◆ **SOURCE DATA**:
<<<<
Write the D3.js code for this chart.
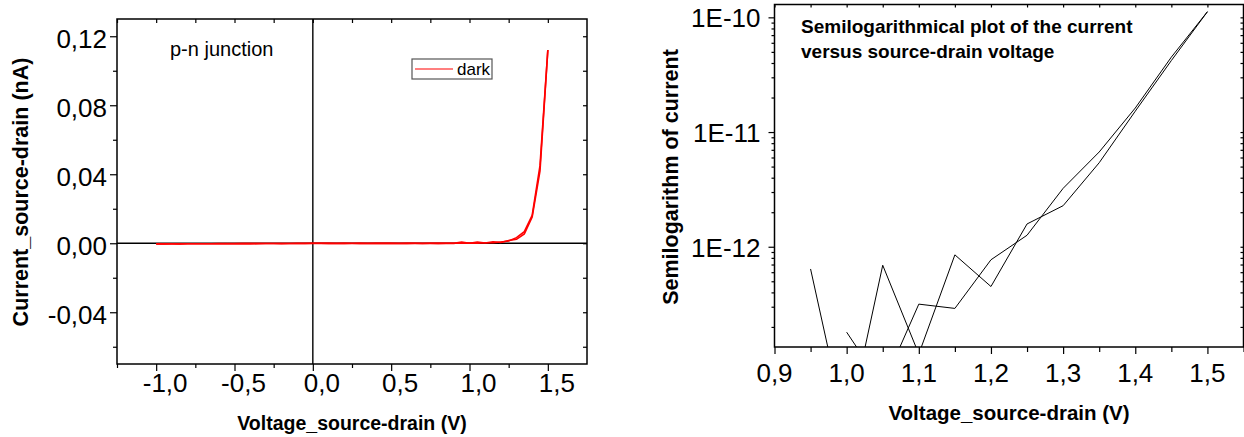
<!DOCTYPE html>
<html>
<head>
<meta charset="utf-8">
<script src="https://cdn.jsdelivr.net/npm/d3@7"></script>
<style>
  body { margin: 0; background: #fff; }
  svg { display: block; font-family: Arial, "Liberation Sans", sans-serif; }
</style>
</head>
<body>
<svg id="chart" width="1244" height="437"></svg>
<script>
// source-drain voltage (V)
const voltage = [
  -1.00, -0.95, -0.90, -0.85, -0.80, -0.75, -0.70, -0.65, -0.60, -0.55,
  -0.50, -0.45, -0.40, -0.35, -0.30, -0.25, -0.20, -0.15, -0.10, -0.05,
  0.00, 0.05, 0.10, 0.15, 0.20, 0.25, 0.30, 0.35, 0.40, 0.45,
  0.50, 0.55, 0.60, 0.65, 0.70, 0.75, 0.80, 0.85, 0.90, 0.95,
  1.00, 1.05, 1.10, 1.15, 1.20, 1.25, 1.30, 1.35, 1.40, 1.45,
  1.50
];

// current (A), forward sweep
const currentForward = [
  -4.1e-13, -3.8e-13, -3.6e-13, -3.9e-13, -3.3e-13, -3.0e-13, -3.2e-13, -2.7e-13, -2.9e-13, -2.4e-13,
  -2.6e-13, -2.2e-13, -2.0e-13, -2.3e-13, -1.8e-13, -1.6e-13, -1.9e-13, -1.3e-13, -1.1e-13, -0.7e-13,
  -0.4e-13, -0.9e-13, -0.6e-13, -1.2e-13, -0.8e-13, -1.5e-13, -0.5e-13, -1.0e-13, -0.3e-13, -0.9e-13,
  -0.6e-13, -1.4e-13, -0.7e-13, -0.2e-13, -1.1e-13, -0.5e-13, -0.8e-13, -0.3e-13, -0.6e-13, 6.4e-13,
  2.4e-14, 6.9e-13, 1.16e-13, 8.5e-13, 4.5e-13, 1.58e-12, 2.28e-12, 5.4e-12, 1.52e-11, 4.2e-11,
  1.12e-10
];

// current (A), reverse sweep
const currentReverse = [
  -3.5e-13, -3.7e-13, -3.1e-13, -3.4e-13, -2.8e-13, -3.0e-13, -2.5e-13, -2.8e-13, -2.3e-13, -2.6e-13,
  -2.1e-13, -1.9e-13, -2.2e-13, -1.7e-13, -1.5e-13, -1.8e-13, -1.2e-13, -1.4e-13, -0.9e-13, -1.1e-13,
  -0.6e-13, -0.3e-13, -0.8e-13, -0.5e-13, -1.0e-13, -0.4e-13, -0.7e-13, -1.2e-13, -0.5e-13, -0.9e-13,
  -0.2e-13, -0.6e-13, -1.0e-13, -0.4e-13, -0.8e-13, -0.3e-13, -0.7e-13, -0.5e-13, -0.2e-13, -0.4e-13,
  1.8e-13, 6.1e-14, 3.16e-13, 2.9e-13, 7.7e-13, 1.26e-12, 3.23e-12, 6.7e-12, 1.62e-11, 4.5e-11,
  1.12e-10
];

const linTicksX = [-1.0, -0.5, 0.0, 0.5, 1.0, 1.5];
const linMinorX = [-1.25, -0.75, -0.25, 0.25, 0.75, 1.25];
const linTicksY = [-0.04, 0.0, 0.04, 0.08, 0.12];
const linMinorY = [-0.06, -0.02, 0.02, 0.06, 0.10];
const logTicksX = [0.9, 1.0, 1.1, 1.2, 1.3, 1.4, 1.5];
const logMinorX = [0.95, 1.05, 1.15, 1.25, 1.35, 1.45, 1.55];
const logTicksY = [1e-12, 1e-11, 1e-10];
const logTickLabels = ["1E-12", "1E-11", "1E-10"];

const locale = d3.formatLocale({ decimal: ",", thousands: ".", grouping: [3], currency: ["", ""], minus: "-" });
const fmt1 = locale.format(".1f");
const fmt2 = locale.format(".2f");

const svg = d3.select("#chart");

const forward = voltage.map((v, i) => ({ v, i: currentForward[i] }));
const reverse = voltage.map((v, i) => ({ v, i: currentReverse[i] }));

// ---------- left panel: linear ----------
const L = { left: 117, right: 587, top: 19, bottom: 364 };
const xL = d3.scaleLinear().domain([-1.25, 1.75]).range([L.left, L.right]);
const yL = d3.scaleLinear().domain([-0.07, 0.13]).range([L.bottom, L.top]);

const gL = svg.append("g");

function addAxis(g, axis, transform) {
  const a = g.append("g").attr("transform", transform).call(axis);
  a.select(".domain").remove();
  a.selectAll("line").attr("stroke", "#000").attr("stroke-width", 1.2);
  a.selectAll("text").remove();
  return a;
}

addAxis(gL, d3.axisLeft(yL).tickValues(linTicksY).tickSize(7), `translate(${L.left},0)`);
addAxis(gL, d3.axisLeft(yL).tickValues(linMinorY).tickSize(4), `translate(${L.left},0)`);
addAxis(gL, d3.axisBottom(xL).tickValues(linTicksX).tickSize(7), `translate(0,${L.bottom})`);
addAxis(gL, d3.axisBottom(xL).tickValues(linMinorX).tickSize(4), `translate(0,${L.bottom})`);
addAxis(gL, d3.axisTop(xL).tickValues(linTicksX.concat(linMinorX)).tickSize(-4), `translate(0,${L.top})`);
addAxis(gL, d3.axisRight(yL).tickValues(linTicksY.concat(linMinorY)).tickSize(-4), `translate(${L.right},0)`);

// zero lines
gL.append("line")
  .attr("x1", L.left).attr("x2", L.right)
  .attr("y1", yL(0)).attr("y2", yL(0))
  .attr("stroke", "#000").attr("stroke-width", 1.4);
gL.append("line")
  .attr("x1", xL(0)).attr("x2", xL(0))
  .attr("y1", L.top).attr("y2", L.bottom)
  .attr("stroke", "#000").attr("stroke-width", 1.4);

const lineL = d3.line().x((d) => xL(d.v)).y((d) => yL(d.i * 1e9));
[forward, reverse].forEach((s) => {
  gL.append("path")
    .datum(s)
    .attr("fill", "none")
    .attr("stroke", "#ff0000")
    .attr("stroke-width", 1.6)
    .attr("d", lineL);
});

gL.append("rect")
  .attr("x", L.left).attr("y", L.top)
  .attr("width", L.right - L.left).attr("height", L.bottom - L.top)
  .attr("fill", "none").attr("stroke", "#000").attr("stroke-width", 1.5);

gL.selectAll(".ylab")
  .data(linTicksY)
  .enter().append("text")
  .attr("x", L.left - 10)
  .attr("y", (d) => yL(d) + 11.5)
  .attr("text-anchor", "end")
  .attr("font-size", 26)
  .text((d) => fmt2(d));

gL.selectAll(".xlab")
  .data(linTicksX)
  .enter().append("text")
  .attr("x", (d) => xL(d) + 9)
  .attr("y", L.bottom + 28)
  .attr("text-anchor", "middle")
  .attr("font-size", 26)
  .text((d) => fmt1(d));

gL.append("text")
  .attr("x", (L.left + L.right) / 2)
  .attr("y", 430)
  .attr("text-anchor", "middle")
  .attr("font-size", 19.5)
  .attr("font-weight", "bold")
  .text("Voltage_source-drain (V)");

gL.append("text")
  .attr("transform", "translate(28,192) rotate(-90)")
  .attr("text-anchor", "middle")
  .attr("font-size", 21.5)
  .attr("font-weight", "bold")
  .text("Current_source-drain (nA)");

gL.append("text")
  .attr("x", 170)
  .attr("y", 56)
  .attr("font-size", 20)
  .text("p-n junction");

// legend
const leg = gL.append("g");
leg.append("rect")
  .attr("x", 412).attr("y", 59)
  .attr("width", 80).attr("height", 20)
  .attr("fill", "#fff").attr("stroke", "#555").attr("stroke-width", 1.2);
leg.append("line")
  .attr("x1", 415).attr("x2", 453)
  .attr("y1", 69).attr("y2", 69)
  .attr("stroke", "#ff0000").attr("stroke-width", 1.2);
leg.append("text")
  .attr("x", 457).attr("y", 75)
  .attr("font-size", 17)
  .text("dark");

// ---------- right panel: semilog ----------
const R = { left: 774.5, right: 1243.5, top: 4.5, bottom: 347 };
const xR = d3.scaleLinear().domain([0.9, 1.55]).range([R.left, R.right]);
const yR = d3.scaleLog().domain([Math.pow(10, -12.874), Math.pow(10, -9.888)]).range([R.bottom, R.top]);
const logMinorY = yR.ticks().filter((t) => Math.abs(Math.log10(t) - Math.round(Math.log10(t))) > 1e-6);

const gR = svg.append("g");

svg.append("defs").append("clipPath").attr("id", "clipR")
  .append("rect")
  .attr("x", R.left).attr("y", R.top)
  .attr("width", R.right - R.left).attr("height", R.bottom - R.top);

addAxis(gR, d3.axisLeft(yR).tickValues(logTicksY).tickSize(6), `translate(${R.left},0)`);
addAxis(gR, d3.axisLeft(yR).tickValues(logMinorY).tickSize(3), `translate(${R.left},0)`);
addAxis(gR, d3.axisBottom(xR).tickValues(logTicksX).tickSize(7), `translate(0,${R.bottom})`);
addAxis(gR, d3.axisBottom(xR).tickValues(logMinorX).tickSize(5), `translate(0,${R.bottom})`);
addAxis(gR, d3.axisTop(xR).tickValues(logTicksX.concat(logMinorX)).tickSize(-3), `translate(0,${R.top})`);
addAxis(gR, d3.axisRight(yR).tickValues(logTicksY.concat(logMinorY)).tickSize(-3), `translate(${R.right},0)`);

const lineR = d3.line()
  .defined((d) => d.i > 0 && d.v >= 0.9)
  .x((d) => xR(d.v))
  .y((d) => yR(d.i));

[forward, reverse].forEach((s) => {
  gR.append("path")
    .datum(s)
    .attr("clip-path", "url(#clipR)")
    .attr("fill", "none")
    .attr("stroke", "#000")
    .attr("stroke-width", 1)
    .attr("d", lineR);
});

gR.append("rect")
  .attr("x", R.left).attr("y", R.top)
  .attr("width", R.right - R.left).attr("height", R.bottom - R.top)
  .attr("fill", "none").attr("stroke", "#000").attr("stroke-width", 1.5);

gR.selectAll(".ylab")
  .data(logTicksY)
  .enter().append("text")
  .attr("x", R.left - 14)
  .attr("y", (d) => yR(d) + 10)
  .attr("text-anchor", "end")
  .attr("font-size", 26)
  .text((d, i) => logTickLabels[i]);

gR.selectAll(".xlab")
  .data(logTicksX)
  .enter().append("text")
  .attr("x", (d) => xR(d))
  .attr("y", R.bottom + 34.5)
  .attr("text-anchor", "middle")
  .attr("font-size", 26)
  .text((d) => fmt1(d));

gR.append("text")
  .attr("x", (R.left + R.right) / 2)
  .attr("y", 420)
  .attr("text-anchor", "middle")
  .attr("font-size", 20.5)
  .attr("font-weight", "bold")
  .text("Voltage_source-drain (V)");

gR.append("text")
  .attr("transform", "translate(678,177) rotate(-90)")
  .attr("text-anchor", "middle")
  .attr("font-size", 21.5)
  .attr("font-weight", "bold")
  .text("Semilogarithm of current");

const note = gR.append("text")
  .attr("font-size", 19)
  .attr("font-weight", "bold");
note.append("tspan").attr("x", 801).attr("y", 33).text("Semilogarithmical plot of the current");
note.append("tspan").attr("x", 801).attr("y", 58).text("versus source-drain voltage");
</script>
</body>
</html>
>>>>
◆ **WORK TO BE COMPLETED**: How many of the lines above include the word "chart"? Respond with the number alone.

◆ **EXERCISE SOLUTION**: 3